Het Hof acht geen termen aanwezig voor een veroordeling in de proceskosten als bedoeld in artikel 8:75 van de Algemene wet bestuursrecht.
Het Gerechtshof bevestigt de uitspraak van de rechtbank.
Deze uitspraak is vastgesteld door mrs. U.E. Tromp, J.T. Sanders en W.M.G. Visser, in tegenwoordigheid van de griffier mr. R.W. Otto. De beslissing is op 25 oktober 2011 in het openbaar uitgesproken.
aangetekend aan
partijen verzonden:
Zowel de belanghebbende als het daartoe bevoegde bestuursorgaan kan binnen zes weken na de verzenddatum van deze uitspraak beroep in cassatie instellen bij de Hoge Raad der Nederlanden. Daarbij moet het volgende in acht worden genomen:
1. Bij het beroepschrift wordt een kopie van deze uitspraak gevoegd.
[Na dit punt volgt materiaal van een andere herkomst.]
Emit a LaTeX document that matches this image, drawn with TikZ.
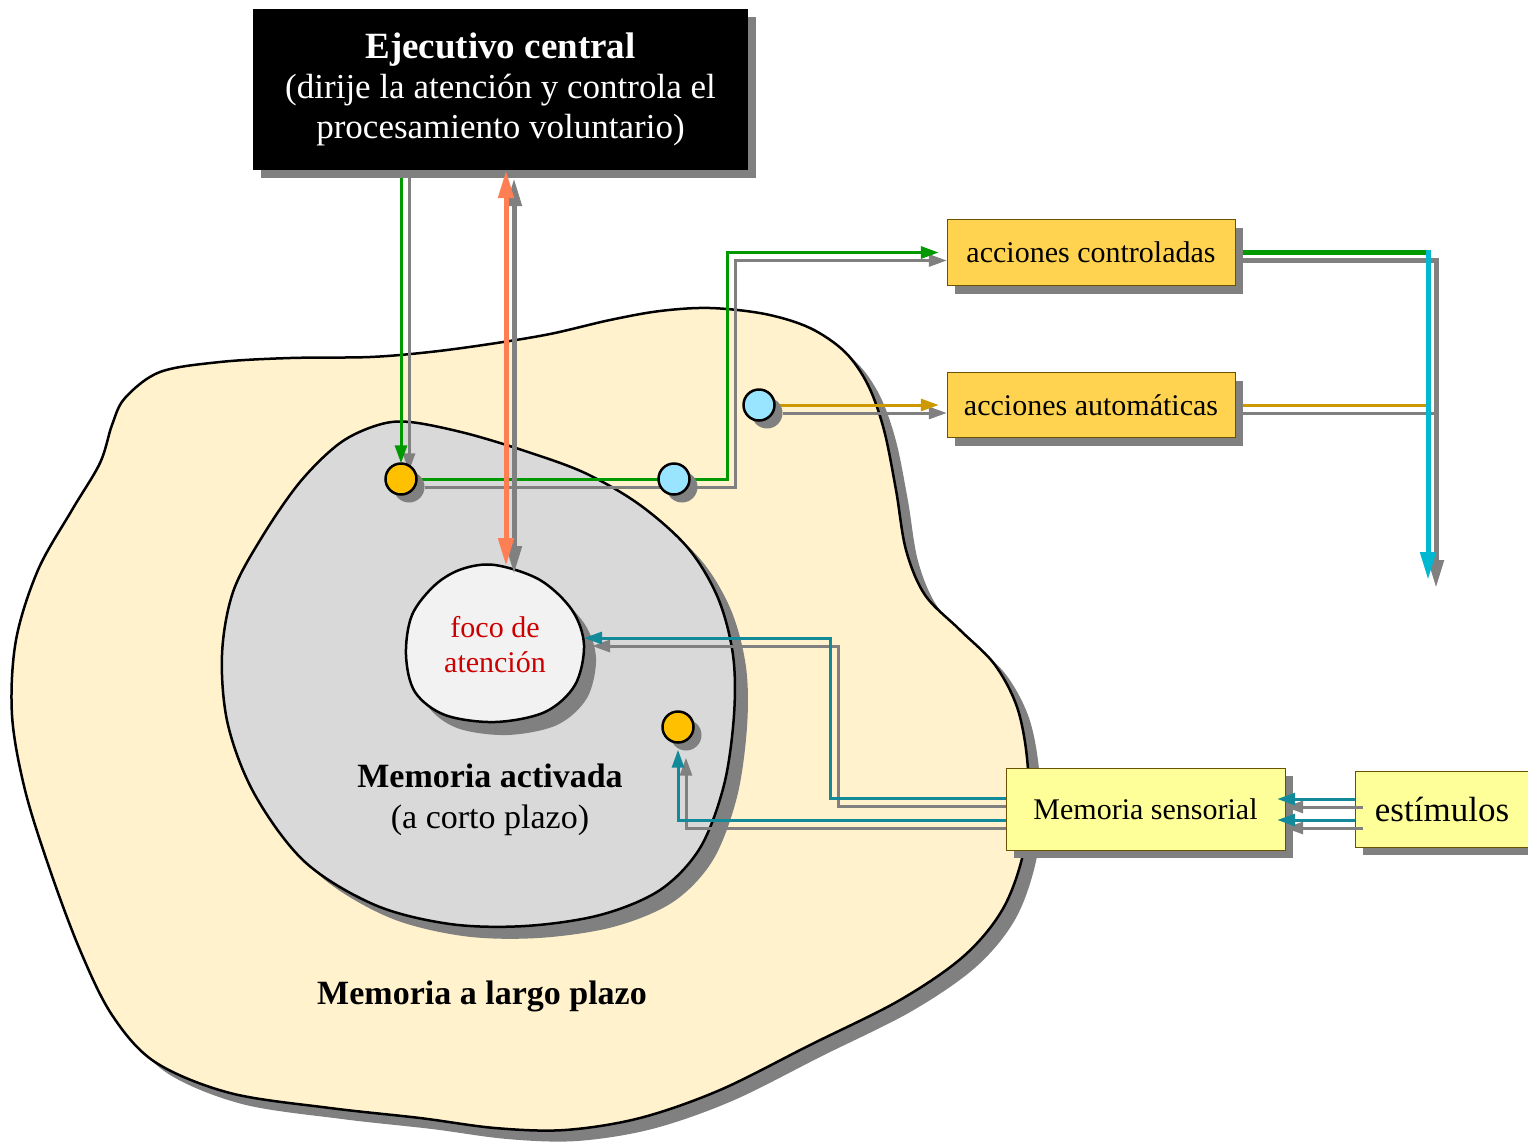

2. Het beroepschrift wordt ondertekend en bevat ten minste:
- de naam en het adres van de indiener;
- de dagtekening;
- de vermelding van de uitspraak waartegen het beroep in cassatie is gericht;
- de gronden van het beroep in cassatie.
Het beroepschrift moet worden gezonden aan de Hoge Raad der Nederlanden (belastingkamer), Postbus 20303, 2500 EH Den Haag.
De partij die beroep in cassatie instelt is griffierecht verschuldigd en zal daarover bericht ontvangen van de griffier van de Hoge Raad. In het cassatieberoepschrift kan worden verzocht de wederpartij te veroordelen in de proceskosten.